The Telegraph & Argus celebrates its 150th anniversary this year and in honour of the occasion we are printing a story from our archives every day for 150 days.

Today we look at the Telegraph & Argus, Wednesday 27 May 1936: With grey skies and gangways covered with white canvas two thousand passengers had gathered to cheer on the Queen Mary on her maiden voyage to New York. Every hotel bedroom was full, and the streets were lined with fresh flowers to welcome the spectators.
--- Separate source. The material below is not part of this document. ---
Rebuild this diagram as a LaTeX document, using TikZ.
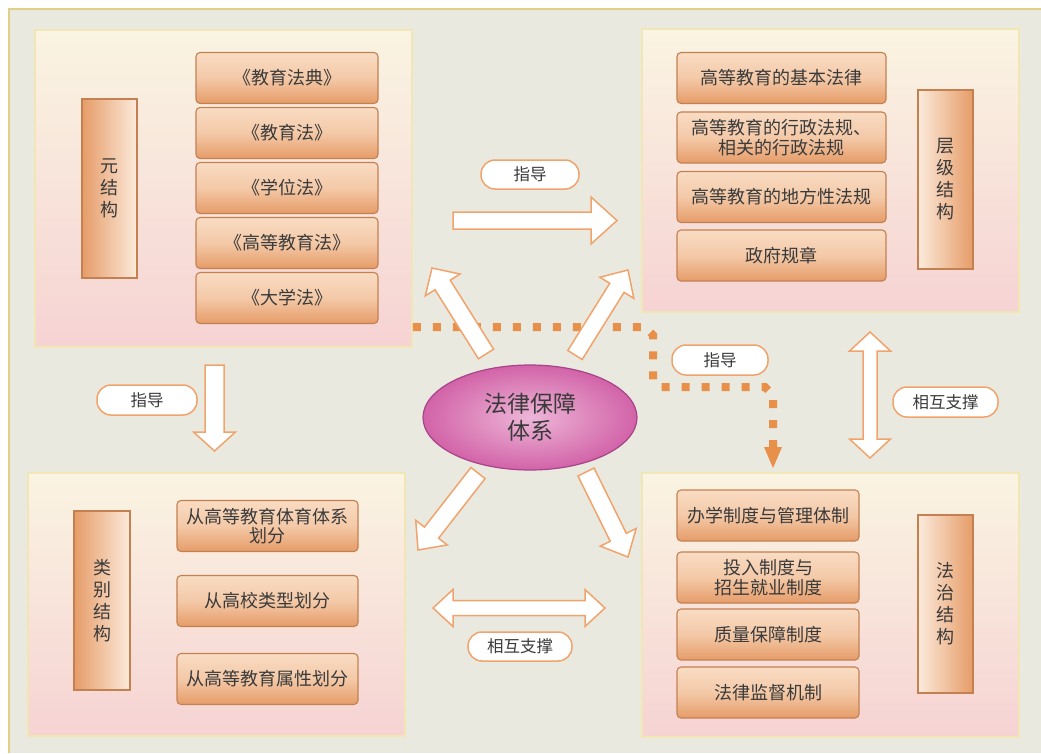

The man of the hour however was Bradford’s very own Sir Edgar Britten, born in Rand Street, Great Horton in 1894. Leaving the area at the age of six, he was one of the few skippers who sailed with a master’s certificate in sail and steam. At the time of the announcement of his appointment as commander of the great Cunard-White Star liner in 1935 a “Telegraph and Argus” reporter spent two or three hours in his old neighbourhood endeavouring to trace anyone who remembered the lad, but with little success. Captain Britten was not the only local connection attached to the Queen Mary, one of the engineers in charge of the wonderful machinery was a former Bingley boy, Mr. William Garnett, son of Robert William Garnett, of Church Hill, Baildon, a well-known resident of Bingley and prominent golfer. Queen Mary had been the flagship of the Cunard Line from May 1936 until October 1946 before being replaced by the Queen Elizabeth.